In The Number Ones, I’m reviewing every single #1 single in the history of the Billboard Hot 100, starting with the chart’s beginning, in 1958, and working my way up into the present.
“My Girl” is one of those moments when pop music becomes as great as it possibly can be, when everything works with everything else in ways that elevate all of it. It’s the type of song that can make you feel breathless when the trumpets come in. Everything is so precise, so mathematically arranged, and yet there is such enormous feeling within it. Looking back at the historical record, I’m amazed to see that it was only #1 for a week, for half the time that “This Diamond Ring” was up there. It shows the flaws of the charts; they just can’t measure the way a song becomes a part of people’s lives.
The Temptations had been around for a few years before “My Girl” landed in their laps. The group had formed when members of two rival Detroit singing groups joined forces. Even in the Motown system, they weren’t scoring any hits early on. Elbridge Bryant left the group in 1964, deciding that he’d liked his previous life as a milkman better, and he’d gotten himself fired for hitting Paul Williams in the head with a beer bottle during a backstage argument. So the group brought David Ruffin in as a replacement. Ruffin started out as one of the guys in the background, but Smokey Robinson heard enormous potential in his beautiful liquid rasp of a voice. And so Robinson and his fellow Miracle Ronald White wrote “My Girl” with Ruffin in mind. “My Girl” ended up being the first Temptations song to feature Ruffin singing lead. It would not be the last.

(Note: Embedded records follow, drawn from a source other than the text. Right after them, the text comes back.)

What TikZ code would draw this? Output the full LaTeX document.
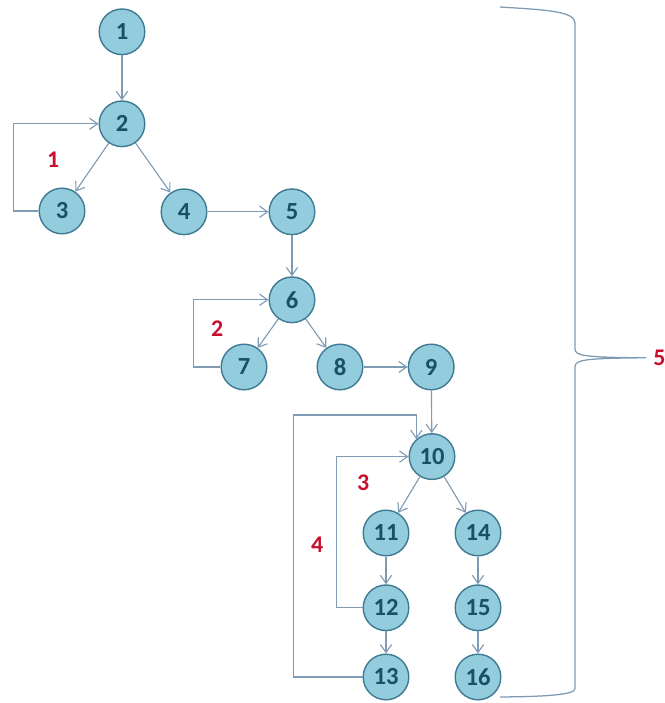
\documentclass[tikz,border=0pt]{standalone}
\usepackage{fontspec}
\setmainfont{Carlito}
\usetikzlibrary{arrows.meta}
\definecolor{nodefill}{HTML}{93CDDD}
\definecolor{nodeline}{HTML}{3E7A93}
\definecolor{nodetext}{HTML}{1B4F66}
\definecolor{edgecol}{HTML}{7E9BB5}
\definecolor{pathred}{HTML}{C8102E}
\tikzset{
  vertex/.style={circle, draw=nodeline, fill=nodefill, line width=1pt, minimum size=11.4mm, inner sep=0pt, text=nodetext, font=\fontsize{17.5}{19}\selectfont\bfseries},
  arrow/.style={-{Straight Barb[length=2mm,width=2.8mm]}, draw=edgecol, line width=0.8pt},
  pathno/.style={text=pathred, inner sep=0pt, font=\fontsize{17}{19}\selectfont\bfseries},
  brace/.style={draw=edgecol, line width=0.9pt}
}

\begin{document}
\begin{tikzpicture}
  \useasboundingbox (0,0) rectangle (16.625,17.575);
  % flow graph
  \node[vertex] (1) at (3.05,16.78) {1};
  \node[vertex] (2) at (3.05,14.48) {2};
  \node[vertex] (3) at (1.55,12.30) {3};
  \node[vertex] (4) at (4.60,12.28) {4};
  \node[vertex] (5) at (7.30,12.28) {5};
  \node[vertex] (6) at (7.30,10.08) {6};
  \node[vertex] (7) at (6.10,8.40) {7};
  \node[vertex] (8) at (8.50,8.40) {8};
  \node[vertex] (9) at (10.78,8.40) {9};
  \node[vertex] (10) at (10.80,6.16) {10};
  \node[vertex] (11) at (9.65,4.25) {11};
  \node[vertex] (12) at (9.65,2.38) {12};
  \node[vertex] (13) at (9.65,0.65) {13};
  \node[vertex] (14) at (11.95,4.25) {14};
  \node[vertex] (15) at (11.95,2.38) {15};
  \node[vertex] (16) at (11.95,0.65) {16};
  \draw[arrow] (1)--(2); \draw[arrow] (2)--(3); \draw[arrow] (2)--(4);
  \draw[arrow] (4)--(5); \draw[arrow] (5)--(6);
  \draw[arrow] (6)--(7); \draw[arrow] (6)--(8); \draw[arrow] (8)--(9);
  \draw[arrow] (9)--(10); \draw[arrow] (10)--(11); \draw[arrow] (10)--(14);
  \draw[arrow] (11)--(12); \draw[arrow] (12)--(13);
  \draw[arrow] (14)--(15); \draw[arrow] (15)--(16);
  % back edges
  \draw[arrow] (3.west) -- ++(-0.62,0) |- (2.west);
  \draw[arrow] (7.west) -- ++(-0.67,0) |- (6.west);
  \draw[arrow] (12.west) -- ++(-0.65,0) |- (10.west);
  \coordinate (t4) at (7.33,7.2);
  \draw[arrow] (13.west) -| (t4) -| (10.132);
  % path numbers
  \node[pathno] (p1) at (1.33,13.58) {1};
  \node[pathno] (p2) at (5.43,9.35) {2};
  \node[pathno] (p3) at (9.08,5.50) {3};
  \node[pathno] (p4) at (7.93,3.95) {4};
  % brace over all paths
  \coordinate (tip) at (16.15,8.63);
  \node[pathno, anchor=west] (p5) at (16.33,8.63) {5};
  \draw[brace] (12.5,17.4) .. controls (13.6,17.33) and (14.375,17.3) .. (14.375,17.0)
    -- (14.375,8.85) .. controls (14.375,8.68) and (14.6,8.64) .. (tip)
    .. controls (14.6,8.62) and (14.375,8.58) .. (14.375,8.40)
    -- (14.375,0.36) .. controls (14.375,0.2) and (13.6,0.16) .. (12.5,0.15);
\end{tikzpicture}
\end{document}
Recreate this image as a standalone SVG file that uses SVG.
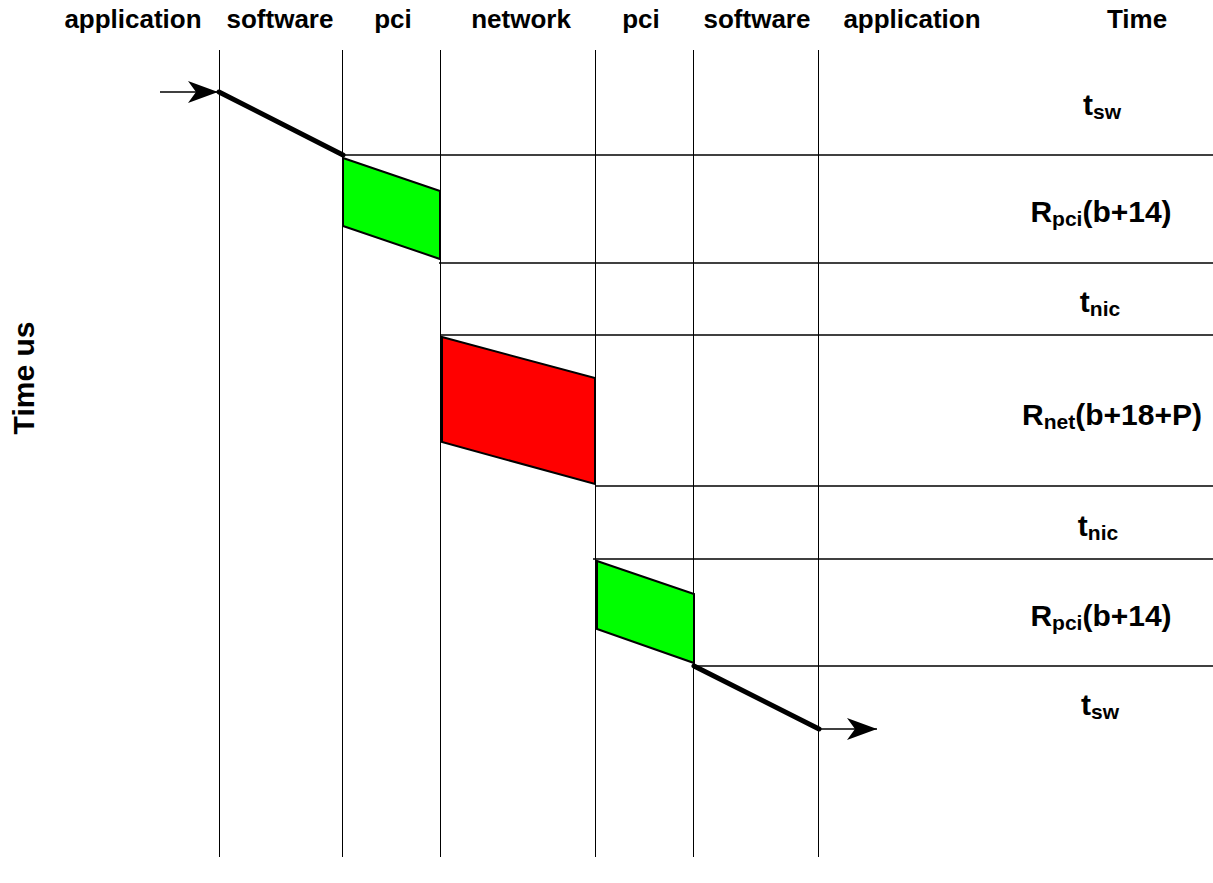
<svg xmlns="http://www.w3.org/2000/svg" width="1213" height="883" viewBox="0 0 1213 883">
<style>
.hdr{font-family:"Liberation Sans",Arial,sans-serif;font-weight:bold;font-size:26px;text-anchor:middle;fill:#000}
.lbl{font-family:"Liberation Sans",Arial,sans-serif;font-weight:bold;font-size:30px;text-anchor:middle;fill:#000}
.sub{font-size:21px}
.vline{stroke:#000;stroke-width:1;fill:none}
.hline{stroke:#000;stroke-width:1.5;fill:none}
.box{stroke:#000;stroke-width:2;stroke-linejoin:miter}
.thick{stroke:#000;stroke-width:5;stroke-linecap:round;fill:none}
.arr{stroke:#000;stroke-width:1.5;fill:none}
</style>
<defs>
<marker id="ah" markerUnits="userSpaceOnUse" markerWidth="32" markerHeight="24" refX="30" refY="12" orient="auto">
<path d="M0,1 L30,12 L0,23 L8,12 Z" fill="#000"/>
</marker>
</defs>
<rect width="1213" height="883" fill="#fff"/>
<g id="grid">
<line class="vline" x1="219.5" y1="50" x2="219.5" y2="857"/>
<line class="vline" x1="342.5" y1="50" x2="342.5" y2="857"/>
<line class="vline" x1="440.5" y1="50" x2="440.5" y2="857"/>
<line class="vline" x1="595.5" y1="50" x2="595.5" y2="857"/>
<line class="vline" x1="693.5" y1="50" x2="693.5" y2="857"/>
<line class="vline" x1="818.5" y1="50" x2="818.5" y2="857"/>
<line class="hline" x1="343" y1="155" x2="1213" y2="155"/>
<line class="hline" x1="439" y1="263" x2="1213" y2="263"/>
<line class="hline" x1="441" y1="335" x2="1213" y2="335"/>
<line class="hline" x1="596" y1="486" x2="1213" y2="486"/>
<line class="hline" x1="593" y1="559" x2="1213" y2="559"/>
<line class="hline" x1="692" y1="666" x2="1213" y2="666"/>
</g>
<g id="header">
<text class="hdr" x="133" y="28">application</text>
<text class="hdr" x="280" y="28">software</text>
<text class="hdr" x="393" y="28">pci</text>
<text class="hdr" x="521" y="28">network</text>
<text class="hdr" x="641" y="28">pci</text>
<text class="hdr" x="757" y="28">software</text>
<text class="hdr" x="912" y="28">application</text>
<text class="hdr" x="1137" y="28">Time</text>
</g>
<g id="axis-label">
<text class="lbl" transform="translate(34,378) rotate(-90)">Time us</text>
</g>
<g id="pci-send">
<polygon class="box" points="343,158 440,191 440,259 343,226" fill="#00ff00"/>
</g>
<g id="network">
<polygon class="box" points="442,337 595,378 595,484 442,442" fill="#ff0000"/>
</g>
<g id="pci-recv">
<polygon class="box" points="597,561 694,594 694,663 597,629" fill="#00ff00"/>
</g>
<g id="connectors">
<line class="arr" x1="160" y1="92" x2="218" y2="92" marker-end="url(#ah)"/>
<line class="thick" x1="219" y1="92" x2="343" y2="155"/>
<line class="thick" x1="694" y1="666" x2="819" y2="729"/>
<line class="arr" x1="819" y1="729" x2="877" y2="729" marker-end="url(#ah)"/>
</g>
<g id="labels">
<text class="lbl" x="1102" y="115">t<tspan class="sub" dy="4">sw</tspan></text>
<text class="lbl" x="1101" y="222">R<tspan class="sub" dy="4">pci</tspan><tspan dy="-4">(b+14)</tspan></text>
<text class="lbl" x="1100" y="312">t<tspan class="sub" dy="4">nic</tspan></text>
<text class="lbl" x="1112" y="425">R<tspan class="sub" dy="4">net</tspan><tspan dy="-4">(b+18+P)</tspan></text>
<text class="lbl" x="1098" y="536">t<tspan class="sub" dy="4">nic</tspan></text>
<text class="lbl" x="1101" y="626">R<tspan class="sub" dy="4">pci</tspan><tspan dy="-4">(b+14)</tspan></text>
<text class="lbl" x="1100" y="715">t<tspan class="sub" dy="4">sw</tspan></text>
</g>
</svg>
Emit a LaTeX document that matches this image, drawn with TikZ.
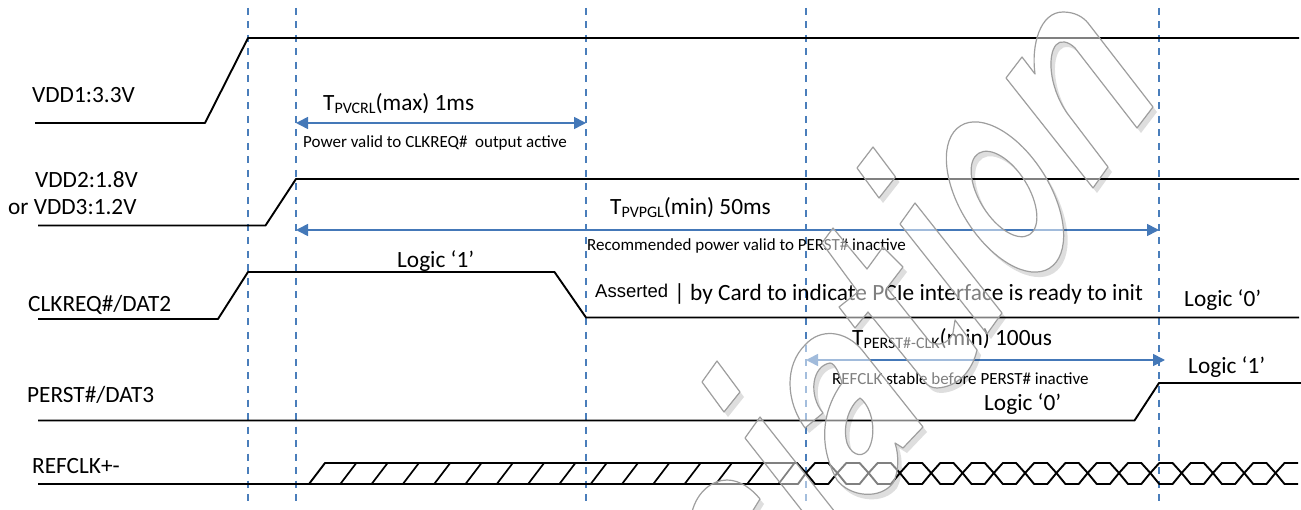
\documentclass[tikz,border=0pt]{standalone}
\usepackage{fontspec}
\setmainfont{Carlito}
\newfontfamily\arialfont{Liberation Sans}
\usetikzlibrary{arrows.meta}
\definecolor{markerblue}{HTML}{4A7EBB}
\definecolor{spanblue}{HTML}{4478B8}
\newcommand{\tsub}[1]{\raisebox{-3.5pt}{\fontsize{16}{16}\selectfont #1}}
% watermark letter: shadow outside the letter, pale veil, thin outline
\newcommand{\wmglyph}[1]{%
    \begin{scope}[even odd rule]
        \clip (0,0) rectangle (1301,510) #1;
        \fill[wmshadow,shift={(4,5)}] #1;
    \end{scope}
    \fill[wmveil] #1;
    \draw[wmline] #1;
}
\tikzset{
    wave/.style={line width=1.9pt,color=black,line join=round},
    marker/.style={line width=1.9pt,color=markerblue,dash pattern=on 7pt off 6.5pt},
    span/.style={line width=1.6pt,color=spanblue,<->,>={Triangle[length=12pt,width=12pt]}},
    siglabel/.style={inner sep=0pt,anchor=west,yshift=-1.5pt,font=\fontsize{23.3}{27}\selectfont},
    note/.style={inner sep=0pt,anchor=west,yshift=-1pt,font=\fontsize{17}{20}\selectfont},
    wmshadow/.style={fill=black,fill opacity=0.13,even odd rule},
    wmveil/.style={fill=white,fill opacity=0.5,even odd rule},
    wmline/.style={color=black!38,line width=1.2pt,line join=round},
}
\begin{document}
\begin{tikzpicture}[x=1pt,y=-1pt]
    \useasboundingbox (0,0) rectangle (1301,510);
    % vertical markers
    \foreach \name/\xpos in {a/248,b/296,c/586,d/806,e/1159}{
        \coordinate (top\name) at (\xpos,8);
        \coordinate (bot\name) at (\xpos,505);
        \draw[marker] (top\name) -- (bot\name);
    }
    % signals
    \draw[wave] (35,123) -- (205,123) -- (248,38) -- (1299,38);
    \draw[wave] (38,225.5) -- (265.5,225.5) -- (296,179) -- (1299,179);
    \draw[wave] (38,319) -- (218,319) -- (248,272) -- (554.5,272) -- (586,317.5) -- (1299,317.5);
    \draw[wave] (38,420.5) -- (1134.5,420.5) -- (1159,383) -- (1301,383);
    % clock, unstable then toggling
    \draw[wave] (38,484) -- (798,484) -- (806,473);
    \draw[wave] (309,484) -- (325,463) -- (797,463) -- (806,473);
    \foreach \n in {1,...,15}{
        \draw[wave,line width=1.7pt] (309+31.3*\n,484) -- (325+31.3*\n,463);
    }
    \foreach \n in {0,...,14}{
        \pgfmathsetmacro{\xcross}{806+31.3*\n}
        \draw[wave] (\xcross,473) -- (\xcross+9,463) -- (\xcross+22.3,463) -- (\xcross+31.3,473)
            -- (\xcross+22.3,484) -- (\xcross+9,484) -- cycle;
    }
    \draw[wave] (1298,463) -- (1284.5,463) -- (1275.5,473) -- (1284.5,484) -- (1298,484);
    % spans
    \coordinate (pvcrlL) at (296,123);
    \coordinate (pvcrlR) at (586,123);
    \coordinate (pvpglL) at (296,230);
    \coordinate (pvpglR) at (1159,230);
    \coordinate (perstL) at (806,360);
    \coordinate (perstR) at (1165,360);
    \draw[span] (pvcrlL) -- (pvcrlR);
    \draw[span] (pvpglL) -- (pvpglR);
    \draw[span] (perstL) -- (perstR);
    % labels
    \node[siglabel] (vddone) at (32,94) {VDD1:3.3V};
    \node[siglabel] (vddtwo) at (35,178) {VDD2:1.8V};
    \node[siglabel] (vddthree) at (8,206) {or VDD3:1.2V};
    \node[siglabel] (clkreq) at (28,303) {CLKREQ\#/DAT2};
    \node[siglabel] (perst) at (27,393) {PERST\#/DAT3};
    \node[siglabel] (refclk) at (32,465) {REFCLK+-};
    \node[siglabel] (pvcrl) at (323,102) {T\tsub{PVCRL}(max) 1ms};
    \node[note] (pvcrlnote) at (303,142) {Power valid to CLKREQ\#\ \ output active};
    \node[siglabel] (pvpgl) at (610,206) {T\tsub{PVPGL}(min) 50ms};
    \node[note] (pvpglnote) at (587,245) {Recommended power valid to PERST\# inactive};
    \node[siglabel] (logicA) at (397,260) {Logic ‘1’};
    \node[inner sep=0pt,anchor=west,font=\arialfont\fontsize{18.5}{21}\selectfont] (asserted) at (595,291) {Asserted};
    \node[siglabel] (bycard) at (674,292) {| by Card to indicate PCIe interface is ready to init};
    \node[siglabel] (logicB) at (1184,299) {Logic ‘0’};
    \node[siglabel] (perstclk) at (852,337) {T\tsub{PERST\#-CLK}(min) 100us};
    \node[note] (perstnote) at (832,378) {REFCLK stable before PERST\# inactive};
    \node[siglabel] (logicC) at (1188,366) {Logic ‘1’};
    \node[siglabel] (logicD) at (984,403) {Logic ‘0’};
    % watermark
    \begin{scope}
        \clip (0,0) rectangle (1301,510);
        \wmglyph{(1006,78) -- (1022,57) -- (1035,74) .. controls (1031,45) and (1040,12) .. (1063,12) .. controls (1075,12) and (1083,17) .. (1088,23) -- (1153,107) -- (1137,128) -- (1075,48) .. controls (1068,41) and (1060,40) .. (1056,45) .. controls (1048,54) and (1048,85) .. (1067,113) -- (1108,167) -- (1093,188) -- cycle}
        \wmglyph{(1049.5,268.2) .. controls (1028.4,281.4) and (991.4,260.2) .. (966.8,220.9) .. controls (942.2,181.6) and (939.4,139) .. (960.5,125.8) .. controls (981.6,112.6) and (1018.6,133.8) .. (1043.2,173.1) .. controls (1067.8,212.4) and (1070.6,255) .. (1049.5,268.2) -- cycle (1029.4,234.7) .. controls (1017.9,241.9) and (997.1,229.5) .. (983.1,207) .. controls (969.1,184.5) and (967.1,160.5) .. (978.6,153.3) .. controls (990.1,146.1) and (1010.9,158.5) .. (1024.9,181) .. controls (1038.9,203.5) and (1040.9,227.5) .. (1029.4,234.7) -- cycle}
        \wmglyph{(873,147) -- (895.5,177) -- (879,198) -- (857,168) -- cycle}
        \wmglyph{(915,203) -- (1002,313) -- (987,334) -- (900,224) -- cycle}
        \wmglyph{(822,243) -- (833,228) -- (867,269) -- (883,247) -- (903,267) -- (887,288) -- (930,342) .. controls (937,346) and (948,345) .. (953,333) -- (955,320) -- (977,350) .. controls (972,372) and (957,387) .. (937,388) .. controls (931,388) and (927,385) .. (925,382) -- (868,312) -- (855,328) -- (839,307) -- (858,292) -- cycle}
        \wmglyph{(805,428) -- (823,413) .. controls (808,395) and (812,366) .. (830,363) .. controls (835,363) and (840,375) .. (842,383) .. controls (826,405) and (815,440) .. (837,480) .. controls (850,497) and (880,500) .. (893,483) .. controls (899,472) and (899,455) .. (895,443) -- (903,448) -- (923,427) -- (862,350) .. controls (845,330) and (820,328) .. (805,345) .. controls (785,365) and (785,400) .. (805,428) -- cycle (860,398) .. controls (873,408) and (877,435) .. (868,450) .. controls (860,460) and (850,452) .. (847,443) .. controls (842,425) and (850,405) .. (860,398) -- cycle}
        \wmglyph{(717,361) -- (740,392) -- (724,412) -- (702,382) -- cycle}
        \wmglyph{(760,417) -- (835,512) -- (803,512) -- (745,438) -- cycle}
        \wmglyph{(692,512) .. controls (697,492) and (712,480) .. (727,480) .. controls (740,480) and (752,489) .. (760,499) -- (752,512) -- cycle}
    \end{scope}
\end{tikzpicture}
\end{document}
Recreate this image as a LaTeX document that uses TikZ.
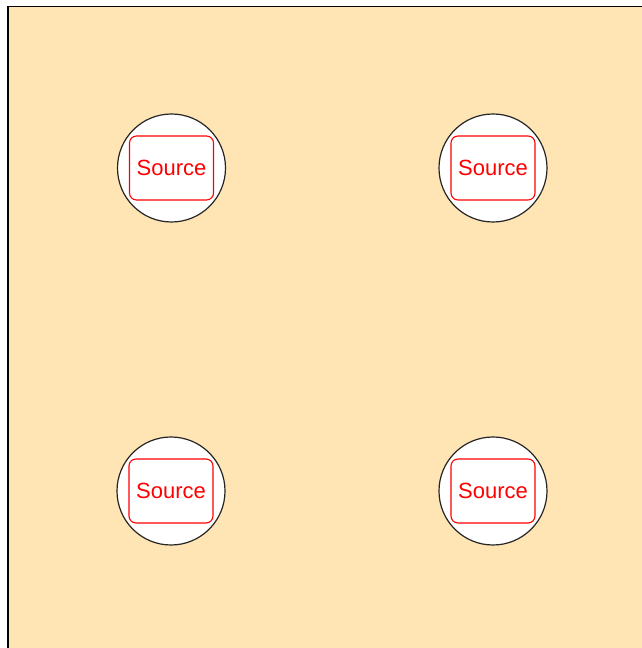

Ruffin does incredible things on “My Girl.” At the start of the song, he’s a pleading tenor. But as the song gets on, his voice gets looser and looser. It strains against itself, becoming bluesier, churchier. And the song just blooms around him. It starts out sparse, with just a few fingersnaps and that simple heartbeat bass riff from Funk Brothers virtuoso James Jamerson. But then open up: The insinuating guitar line, regal horns, the stabbing drum-rolls. By the time that bridge hits, when the strings from the Detroit Symphony Orchestra open up, it feels like sunshine punching you in the face.
“My Girl” was the beginning of a hell of a run. Over the next decade or so, the Temptations would go through plenty of turmoil, changing up sounds and members. But they were consistently brilliant, coming up with so many absolutely incredible songs. And yet “My Girl” still may have been the best of them.